**TASK GOAL**: Within the records that follow, restate exactly the lines from the line with "Output the web" down to the line with "const quarters = ['K1', 'K2', 'K3', 'K4'];", including both. Omit the pictures.
--- Start of DATA SHOWN ---
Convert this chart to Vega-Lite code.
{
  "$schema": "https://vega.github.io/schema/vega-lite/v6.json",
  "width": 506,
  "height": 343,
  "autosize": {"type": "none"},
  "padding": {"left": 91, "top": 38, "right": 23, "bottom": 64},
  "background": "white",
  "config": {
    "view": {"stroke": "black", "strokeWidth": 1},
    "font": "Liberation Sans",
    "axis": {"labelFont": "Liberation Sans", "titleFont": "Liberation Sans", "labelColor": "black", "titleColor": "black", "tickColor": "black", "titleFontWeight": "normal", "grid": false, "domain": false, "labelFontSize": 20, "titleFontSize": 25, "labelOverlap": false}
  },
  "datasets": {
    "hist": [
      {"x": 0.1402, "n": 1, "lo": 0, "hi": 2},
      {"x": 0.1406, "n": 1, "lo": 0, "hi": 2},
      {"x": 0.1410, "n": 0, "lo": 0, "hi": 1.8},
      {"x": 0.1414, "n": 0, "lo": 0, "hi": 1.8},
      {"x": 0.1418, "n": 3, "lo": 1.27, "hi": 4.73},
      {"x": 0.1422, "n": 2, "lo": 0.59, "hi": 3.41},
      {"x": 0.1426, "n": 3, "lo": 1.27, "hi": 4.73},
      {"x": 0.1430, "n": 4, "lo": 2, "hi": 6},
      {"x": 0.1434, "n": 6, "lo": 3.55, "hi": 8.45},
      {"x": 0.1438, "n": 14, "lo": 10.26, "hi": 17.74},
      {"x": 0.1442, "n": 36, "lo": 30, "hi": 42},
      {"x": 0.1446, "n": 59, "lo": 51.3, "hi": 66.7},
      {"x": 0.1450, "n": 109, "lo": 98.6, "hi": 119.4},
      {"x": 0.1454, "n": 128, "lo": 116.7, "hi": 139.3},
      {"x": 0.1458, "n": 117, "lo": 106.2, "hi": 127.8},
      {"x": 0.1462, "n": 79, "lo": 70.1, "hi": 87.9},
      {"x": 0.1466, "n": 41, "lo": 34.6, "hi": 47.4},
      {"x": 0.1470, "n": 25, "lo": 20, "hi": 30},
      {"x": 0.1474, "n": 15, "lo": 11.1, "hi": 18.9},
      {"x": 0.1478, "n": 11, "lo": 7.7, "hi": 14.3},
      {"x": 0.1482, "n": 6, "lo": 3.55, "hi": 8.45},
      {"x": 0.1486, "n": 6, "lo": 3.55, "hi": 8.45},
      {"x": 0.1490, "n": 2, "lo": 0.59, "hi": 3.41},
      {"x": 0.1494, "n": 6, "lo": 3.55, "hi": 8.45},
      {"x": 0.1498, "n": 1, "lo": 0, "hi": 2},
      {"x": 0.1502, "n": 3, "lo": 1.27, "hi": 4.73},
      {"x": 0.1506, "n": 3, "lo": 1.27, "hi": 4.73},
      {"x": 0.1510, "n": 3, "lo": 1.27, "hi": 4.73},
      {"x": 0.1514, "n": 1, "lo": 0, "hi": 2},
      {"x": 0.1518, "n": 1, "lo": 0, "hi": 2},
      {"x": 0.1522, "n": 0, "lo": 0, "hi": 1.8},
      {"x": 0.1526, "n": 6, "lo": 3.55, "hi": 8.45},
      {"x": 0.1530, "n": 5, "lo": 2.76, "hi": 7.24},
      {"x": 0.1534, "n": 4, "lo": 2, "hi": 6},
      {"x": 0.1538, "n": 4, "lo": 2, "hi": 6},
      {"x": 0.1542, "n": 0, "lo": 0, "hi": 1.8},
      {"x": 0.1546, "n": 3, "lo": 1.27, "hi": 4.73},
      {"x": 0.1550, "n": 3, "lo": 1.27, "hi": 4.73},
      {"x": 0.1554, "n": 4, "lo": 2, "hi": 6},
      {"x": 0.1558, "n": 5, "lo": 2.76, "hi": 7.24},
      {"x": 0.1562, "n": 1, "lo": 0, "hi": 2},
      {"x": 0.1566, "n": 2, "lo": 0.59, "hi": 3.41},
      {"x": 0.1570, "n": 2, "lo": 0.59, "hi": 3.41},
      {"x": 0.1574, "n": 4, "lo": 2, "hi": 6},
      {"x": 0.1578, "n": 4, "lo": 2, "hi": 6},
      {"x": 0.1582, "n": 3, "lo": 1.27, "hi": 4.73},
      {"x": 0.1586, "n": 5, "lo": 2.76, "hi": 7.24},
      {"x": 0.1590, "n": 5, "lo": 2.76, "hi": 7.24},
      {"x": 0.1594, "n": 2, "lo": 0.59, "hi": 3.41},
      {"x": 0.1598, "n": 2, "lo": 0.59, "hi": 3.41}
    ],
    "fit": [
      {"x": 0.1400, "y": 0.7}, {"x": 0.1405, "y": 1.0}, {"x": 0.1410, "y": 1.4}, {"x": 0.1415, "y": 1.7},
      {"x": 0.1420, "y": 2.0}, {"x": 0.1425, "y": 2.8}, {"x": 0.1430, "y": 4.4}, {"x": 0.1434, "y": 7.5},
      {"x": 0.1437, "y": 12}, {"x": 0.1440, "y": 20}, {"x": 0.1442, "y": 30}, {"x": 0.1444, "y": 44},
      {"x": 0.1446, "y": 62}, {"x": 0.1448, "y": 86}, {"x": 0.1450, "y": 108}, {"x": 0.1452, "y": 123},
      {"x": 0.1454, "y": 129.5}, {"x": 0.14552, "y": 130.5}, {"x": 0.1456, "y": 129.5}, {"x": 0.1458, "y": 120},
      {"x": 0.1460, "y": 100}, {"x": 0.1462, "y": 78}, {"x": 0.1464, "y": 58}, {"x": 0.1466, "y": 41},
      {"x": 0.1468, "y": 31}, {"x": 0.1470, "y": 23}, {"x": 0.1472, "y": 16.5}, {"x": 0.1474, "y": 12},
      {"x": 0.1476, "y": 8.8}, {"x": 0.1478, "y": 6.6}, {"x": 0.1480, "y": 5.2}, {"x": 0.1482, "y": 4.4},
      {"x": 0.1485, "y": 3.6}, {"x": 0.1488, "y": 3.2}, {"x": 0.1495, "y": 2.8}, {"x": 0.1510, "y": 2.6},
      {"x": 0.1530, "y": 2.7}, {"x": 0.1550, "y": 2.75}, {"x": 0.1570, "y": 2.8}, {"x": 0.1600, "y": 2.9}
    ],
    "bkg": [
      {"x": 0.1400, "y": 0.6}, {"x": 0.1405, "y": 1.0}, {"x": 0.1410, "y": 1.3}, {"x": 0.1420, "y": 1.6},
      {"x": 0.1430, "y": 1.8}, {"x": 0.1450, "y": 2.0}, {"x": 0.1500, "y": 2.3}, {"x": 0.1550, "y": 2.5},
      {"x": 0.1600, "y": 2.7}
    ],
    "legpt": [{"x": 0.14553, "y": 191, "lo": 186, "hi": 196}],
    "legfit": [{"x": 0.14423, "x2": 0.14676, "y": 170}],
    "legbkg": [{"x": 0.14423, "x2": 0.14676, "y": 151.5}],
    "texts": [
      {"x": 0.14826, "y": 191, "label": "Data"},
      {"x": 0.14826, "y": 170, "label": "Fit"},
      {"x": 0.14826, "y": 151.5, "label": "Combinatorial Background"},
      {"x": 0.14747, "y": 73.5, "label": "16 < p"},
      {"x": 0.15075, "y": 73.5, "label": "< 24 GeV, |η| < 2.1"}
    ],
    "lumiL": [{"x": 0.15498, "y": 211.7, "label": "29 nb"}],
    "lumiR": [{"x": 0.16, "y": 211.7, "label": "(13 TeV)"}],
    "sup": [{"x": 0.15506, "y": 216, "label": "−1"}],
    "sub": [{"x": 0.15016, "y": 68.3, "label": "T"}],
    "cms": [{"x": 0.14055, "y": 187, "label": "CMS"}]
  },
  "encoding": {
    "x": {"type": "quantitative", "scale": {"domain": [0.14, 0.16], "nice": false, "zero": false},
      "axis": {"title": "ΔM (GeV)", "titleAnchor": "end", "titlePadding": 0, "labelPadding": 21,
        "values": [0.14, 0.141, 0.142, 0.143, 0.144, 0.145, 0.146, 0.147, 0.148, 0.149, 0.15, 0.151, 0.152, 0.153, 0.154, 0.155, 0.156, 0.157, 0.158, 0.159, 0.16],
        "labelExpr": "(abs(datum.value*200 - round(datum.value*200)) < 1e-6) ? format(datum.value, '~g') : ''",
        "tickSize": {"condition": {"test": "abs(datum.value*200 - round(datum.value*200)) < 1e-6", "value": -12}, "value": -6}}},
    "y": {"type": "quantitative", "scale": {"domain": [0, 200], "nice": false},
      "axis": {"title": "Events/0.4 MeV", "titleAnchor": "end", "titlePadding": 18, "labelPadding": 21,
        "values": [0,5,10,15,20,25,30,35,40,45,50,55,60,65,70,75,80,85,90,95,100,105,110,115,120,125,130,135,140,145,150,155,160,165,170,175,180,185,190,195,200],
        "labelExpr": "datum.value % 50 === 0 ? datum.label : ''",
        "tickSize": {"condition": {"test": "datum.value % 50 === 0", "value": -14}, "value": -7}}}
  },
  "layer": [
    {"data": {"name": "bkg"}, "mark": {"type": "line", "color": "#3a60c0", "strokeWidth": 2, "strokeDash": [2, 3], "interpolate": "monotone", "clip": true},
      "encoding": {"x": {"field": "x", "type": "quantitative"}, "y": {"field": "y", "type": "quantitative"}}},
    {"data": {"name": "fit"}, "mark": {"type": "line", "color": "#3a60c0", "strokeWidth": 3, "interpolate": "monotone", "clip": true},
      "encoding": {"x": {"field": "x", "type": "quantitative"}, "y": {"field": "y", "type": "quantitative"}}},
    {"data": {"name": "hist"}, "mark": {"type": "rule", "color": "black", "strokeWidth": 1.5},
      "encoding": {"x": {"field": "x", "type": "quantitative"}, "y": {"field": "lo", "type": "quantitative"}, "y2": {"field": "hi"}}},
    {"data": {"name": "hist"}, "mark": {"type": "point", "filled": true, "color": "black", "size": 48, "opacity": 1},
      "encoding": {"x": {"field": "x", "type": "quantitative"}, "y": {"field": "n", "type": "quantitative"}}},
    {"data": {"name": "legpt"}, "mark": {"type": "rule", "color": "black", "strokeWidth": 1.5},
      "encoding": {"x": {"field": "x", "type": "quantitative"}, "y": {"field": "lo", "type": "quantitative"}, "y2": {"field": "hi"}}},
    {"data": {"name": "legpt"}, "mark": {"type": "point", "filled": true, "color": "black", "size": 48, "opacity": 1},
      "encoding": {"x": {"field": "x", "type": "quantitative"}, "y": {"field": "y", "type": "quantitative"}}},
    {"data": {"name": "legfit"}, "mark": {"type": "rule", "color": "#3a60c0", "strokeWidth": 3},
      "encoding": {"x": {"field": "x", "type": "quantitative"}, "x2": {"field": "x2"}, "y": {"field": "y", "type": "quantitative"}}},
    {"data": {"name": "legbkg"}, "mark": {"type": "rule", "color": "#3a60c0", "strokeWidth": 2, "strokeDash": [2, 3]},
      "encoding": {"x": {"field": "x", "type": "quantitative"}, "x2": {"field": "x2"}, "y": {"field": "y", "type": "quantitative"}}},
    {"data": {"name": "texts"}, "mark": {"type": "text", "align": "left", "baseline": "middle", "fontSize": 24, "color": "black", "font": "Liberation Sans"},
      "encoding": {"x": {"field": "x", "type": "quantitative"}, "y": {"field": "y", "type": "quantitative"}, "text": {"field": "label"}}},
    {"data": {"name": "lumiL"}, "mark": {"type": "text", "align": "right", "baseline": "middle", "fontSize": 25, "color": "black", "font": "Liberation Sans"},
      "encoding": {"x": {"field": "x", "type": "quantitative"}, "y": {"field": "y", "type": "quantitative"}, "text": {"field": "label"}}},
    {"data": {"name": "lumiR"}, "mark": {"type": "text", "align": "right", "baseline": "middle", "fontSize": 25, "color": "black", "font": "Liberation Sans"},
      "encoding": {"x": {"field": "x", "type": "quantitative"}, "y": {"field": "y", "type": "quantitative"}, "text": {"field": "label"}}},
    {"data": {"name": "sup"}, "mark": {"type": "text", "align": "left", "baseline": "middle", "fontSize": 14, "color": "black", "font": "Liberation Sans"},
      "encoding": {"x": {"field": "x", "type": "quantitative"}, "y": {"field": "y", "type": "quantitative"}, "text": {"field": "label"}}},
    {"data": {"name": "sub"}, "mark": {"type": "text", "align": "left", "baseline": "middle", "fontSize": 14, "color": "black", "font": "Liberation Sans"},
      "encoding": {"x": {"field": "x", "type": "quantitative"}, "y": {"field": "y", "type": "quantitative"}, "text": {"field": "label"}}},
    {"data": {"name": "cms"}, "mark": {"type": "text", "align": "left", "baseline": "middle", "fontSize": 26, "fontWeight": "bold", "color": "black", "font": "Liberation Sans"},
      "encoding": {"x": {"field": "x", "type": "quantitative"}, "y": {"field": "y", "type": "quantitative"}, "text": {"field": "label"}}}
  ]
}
--- End of DATA SHOWN ---
--- Start of DATA SHOWN ---
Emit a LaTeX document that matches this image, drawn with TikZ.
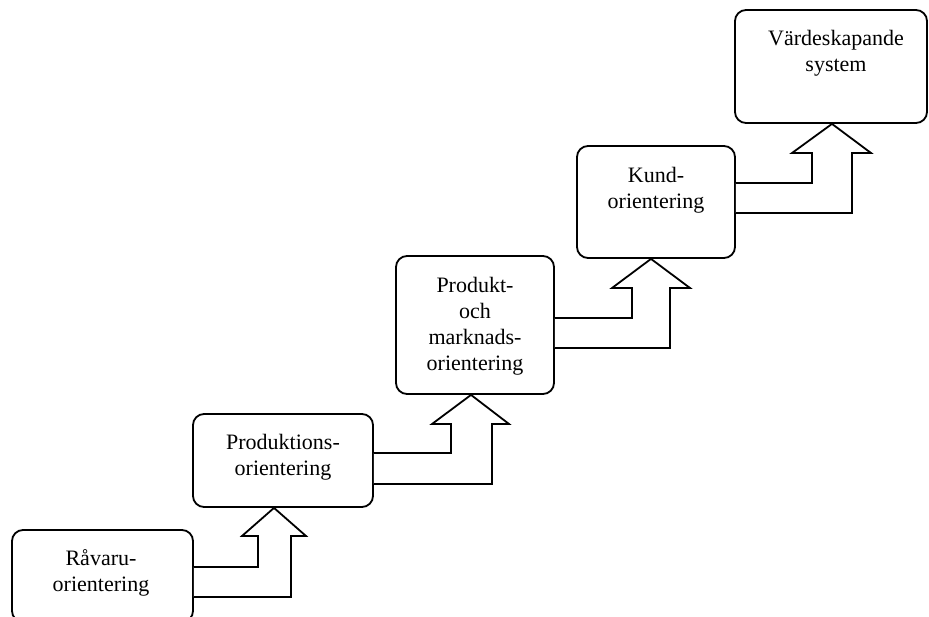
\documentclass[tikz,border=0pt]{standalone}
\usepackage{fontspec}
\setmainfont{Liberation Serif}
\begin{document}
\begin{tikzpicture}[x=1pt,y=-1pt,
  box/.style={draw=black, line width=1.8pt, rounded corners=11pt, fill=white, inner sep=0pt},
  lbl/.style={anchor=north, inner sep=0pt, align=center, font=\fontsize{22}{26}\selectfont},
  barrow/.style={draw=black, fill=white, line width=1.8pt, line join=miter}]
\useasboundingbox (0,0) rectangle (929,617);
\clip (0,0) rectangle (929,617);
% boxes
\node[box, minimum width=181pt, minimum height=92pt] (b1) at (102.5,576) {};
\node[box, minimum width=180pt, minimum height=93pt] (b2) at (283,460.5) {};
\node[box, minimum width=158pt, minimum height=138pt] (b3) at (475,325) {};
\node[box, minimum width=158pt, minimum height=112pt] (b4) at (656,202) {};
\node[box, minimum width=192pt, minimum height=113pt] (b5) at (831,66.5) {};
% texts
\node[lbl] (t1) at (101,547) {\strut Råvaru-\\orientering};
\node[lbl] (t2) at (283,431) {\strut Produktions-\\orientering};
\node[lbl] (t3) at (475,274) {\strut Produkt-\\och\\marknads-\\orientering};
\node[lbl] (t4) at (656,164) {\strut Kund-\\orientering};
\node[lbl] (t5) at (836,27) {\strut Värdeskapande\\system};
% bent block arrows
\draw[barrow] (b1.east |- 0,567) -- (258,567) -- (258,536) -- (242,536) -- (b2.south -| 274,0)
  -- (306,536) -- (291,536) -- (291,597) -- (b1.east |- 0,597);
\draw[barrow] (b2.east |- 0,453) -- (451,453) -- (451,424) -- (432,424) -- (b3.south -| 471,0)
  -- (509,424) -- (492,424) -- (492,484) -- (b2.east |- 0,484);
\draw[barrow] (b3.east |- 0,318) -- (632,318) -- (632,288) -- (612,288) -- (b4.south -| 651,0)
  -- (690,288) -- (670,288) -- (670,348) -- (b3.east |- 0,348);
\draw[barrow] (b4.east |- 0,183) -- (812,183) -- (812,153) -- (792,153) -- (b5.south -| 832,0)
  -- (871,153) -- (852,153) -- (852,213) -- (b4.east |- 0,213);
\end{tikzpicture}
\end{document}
--- End of DATA SHOWN ---
--- Start of DATA SHOWN ---
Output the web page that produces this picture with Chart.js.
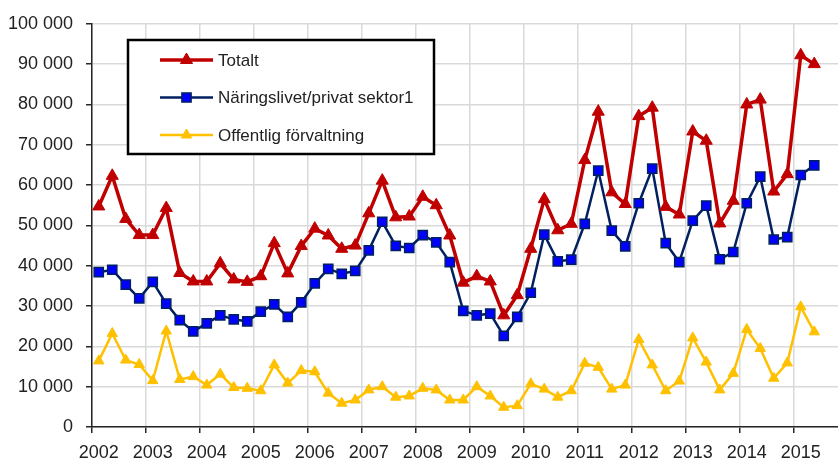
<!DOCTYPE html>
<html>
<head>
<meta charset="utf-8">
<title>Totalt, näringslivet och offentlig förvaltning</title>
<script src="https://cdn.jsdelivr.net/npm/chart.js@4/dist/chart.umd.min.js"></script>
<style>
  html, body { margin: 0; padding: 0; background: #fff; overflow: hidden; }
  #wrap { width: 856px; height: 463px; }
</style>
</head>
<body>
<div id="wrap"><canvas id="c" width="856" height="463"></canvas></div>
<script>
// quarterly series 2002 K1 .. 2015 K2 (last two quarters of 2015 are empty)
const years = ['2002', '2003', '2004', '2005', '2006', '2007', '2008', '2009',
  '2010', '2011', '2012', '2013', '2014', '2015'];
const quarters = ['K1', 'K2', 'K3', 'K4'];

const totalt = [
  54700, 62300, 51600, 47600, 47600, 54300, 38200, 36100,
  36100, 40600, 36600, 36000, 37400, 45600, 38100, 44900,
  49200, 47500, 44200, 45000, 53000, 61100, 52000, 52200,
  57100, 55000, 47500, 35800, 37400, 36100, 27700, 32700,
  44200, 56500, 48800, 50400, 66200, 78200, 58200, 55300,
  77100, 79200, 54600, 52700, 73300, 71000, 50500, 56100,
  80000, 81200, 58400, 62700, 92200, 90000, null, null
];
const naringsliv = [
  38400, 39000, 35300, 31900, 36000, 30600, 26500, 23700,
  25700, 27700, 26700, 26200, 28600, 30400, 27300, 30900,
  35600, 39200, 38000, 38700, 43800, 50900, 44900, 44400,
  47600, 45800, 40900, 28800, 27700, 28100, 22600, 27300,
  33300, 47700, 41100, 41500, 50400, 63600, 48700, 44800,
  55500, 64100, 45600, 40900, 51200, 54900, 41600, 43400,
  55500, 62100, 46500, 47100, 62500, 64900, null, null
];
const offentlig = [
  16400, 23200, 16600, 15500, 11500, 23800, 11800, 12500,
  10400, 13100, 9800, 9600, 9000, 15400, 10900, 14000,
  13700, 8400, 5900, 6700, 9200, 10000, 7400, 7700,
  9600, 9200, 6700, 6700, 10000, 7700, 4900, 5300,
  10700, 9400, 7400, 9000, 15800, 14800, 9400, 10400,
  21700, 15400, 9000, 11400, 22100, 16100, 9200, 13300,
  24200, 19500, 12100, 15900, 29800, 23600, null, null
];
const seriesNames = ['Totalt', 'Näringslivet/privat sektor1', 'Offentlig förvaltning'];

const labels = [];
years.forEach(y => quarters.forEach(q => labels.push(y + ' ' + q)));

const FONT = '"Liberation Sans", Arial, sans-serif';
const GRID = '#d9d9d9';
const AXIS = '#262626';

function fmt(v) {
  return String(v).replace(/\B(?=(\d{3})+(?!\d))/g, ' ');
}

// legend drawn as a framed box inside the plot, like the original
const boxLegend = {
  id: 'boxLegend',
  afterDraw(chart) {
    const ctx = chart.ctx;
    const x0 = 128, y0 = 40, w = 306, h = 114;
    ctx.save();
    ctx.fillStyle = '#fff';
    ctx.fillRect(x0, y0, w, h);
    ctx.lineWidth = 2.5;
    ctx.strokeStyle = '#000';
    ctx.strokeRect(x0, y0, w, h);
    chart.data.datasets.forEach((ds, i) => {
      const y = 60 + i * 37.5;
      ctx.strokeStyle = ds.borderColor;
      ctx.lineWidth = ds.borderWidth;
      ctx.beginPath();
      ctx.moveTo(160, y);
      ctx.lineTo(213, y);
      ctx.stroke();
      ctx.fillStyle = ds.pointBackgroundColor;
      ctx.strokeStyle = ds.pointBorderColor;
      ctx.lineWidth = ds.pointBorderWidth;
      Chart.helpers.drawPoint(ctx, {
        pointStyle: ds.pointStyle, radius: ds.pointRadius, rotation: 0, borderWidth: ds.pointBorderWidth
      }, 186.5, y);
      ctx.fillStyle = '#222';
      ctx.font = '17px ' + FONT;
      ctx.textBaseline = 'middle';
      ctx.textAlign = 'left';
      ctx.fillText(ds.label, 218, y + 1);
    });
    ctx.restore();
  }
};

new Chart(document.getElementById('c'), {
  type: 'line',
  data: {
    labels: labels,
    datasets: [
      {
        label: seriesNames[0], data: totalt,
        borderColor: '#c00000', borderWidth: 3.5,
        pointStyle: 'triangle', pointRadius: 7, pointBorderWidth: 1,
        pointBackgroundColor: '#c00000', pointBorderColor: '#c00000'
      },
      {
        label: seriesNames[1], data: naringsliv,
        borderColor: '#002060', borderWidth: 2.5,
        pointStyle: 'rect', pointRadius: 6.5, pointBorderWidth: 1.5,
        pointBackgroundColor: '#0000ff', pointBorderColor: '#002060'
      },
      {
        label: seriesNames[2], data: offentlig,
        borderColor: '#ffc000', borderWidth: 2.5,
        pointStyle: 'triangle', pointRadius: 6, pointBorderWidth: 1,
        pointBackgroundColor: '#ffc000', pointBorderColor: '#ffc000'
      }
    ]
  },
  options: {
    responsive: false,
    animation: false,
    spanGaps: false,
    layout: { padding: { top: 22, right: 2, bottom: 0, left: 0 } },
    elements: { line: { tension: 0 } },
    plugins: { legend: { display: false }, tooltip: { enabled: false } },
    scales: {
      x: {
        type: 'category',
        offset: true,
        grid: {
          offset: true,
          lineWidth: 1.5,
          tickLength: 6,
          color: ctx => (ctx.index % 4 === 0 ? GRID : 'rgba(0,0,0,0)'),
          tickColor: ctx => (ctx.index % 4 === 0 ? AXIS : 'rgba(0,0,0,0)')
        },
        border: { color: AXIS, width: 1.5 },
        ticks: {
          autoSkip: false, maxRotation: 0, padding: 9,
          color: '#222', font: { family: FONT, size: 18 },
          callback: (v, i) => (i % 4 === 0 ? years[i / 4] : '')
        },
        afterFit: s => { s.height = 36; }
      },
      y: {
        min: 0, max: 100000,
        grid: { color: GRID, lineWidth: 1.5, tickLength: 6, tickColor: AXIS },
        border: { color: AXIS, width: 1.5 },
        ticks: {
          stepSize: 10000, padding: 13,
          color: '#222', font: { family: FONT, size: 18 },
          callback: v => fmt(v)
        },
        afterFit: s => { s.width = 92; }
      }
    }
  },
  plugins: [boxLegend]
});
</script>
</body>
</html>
--- End of DATA SHOWN ---
**SOLUTION FOR THIS TASK**:
Output the web page that produces this picture with Chart.js.
<!DOCTYPE html>
<html>
<head>
<meta charset="utf-8">
<title>Totalt, näringslivet och offentlig förvaltning</title>
<script src="https://cdn.jsdelivr.net/npm/chart.js@4/dist/chart.umd.min.js"></script>
<style>
  html, body { margin: 0; padding: 0; background: #fff; overflow: hidden; }
  #wrap { width: 856px; height: 463px; }
</style>
</head>
<body>
<div id="wrap"><canvas id="c" width="856" height="463"></canvas></div>
<script>
// quarterly series 2002 K1 .. 2015 K2 (last two quarters of 2015 are empty)
const years = ['2002', '2003', '2004', '2005', '2006', '2007', '2008', '2009',
  '2010', '2011', '2012', '2013', '2014', '2015'];
const quarters = ['K1', 'K2', 'K3', 'K4'];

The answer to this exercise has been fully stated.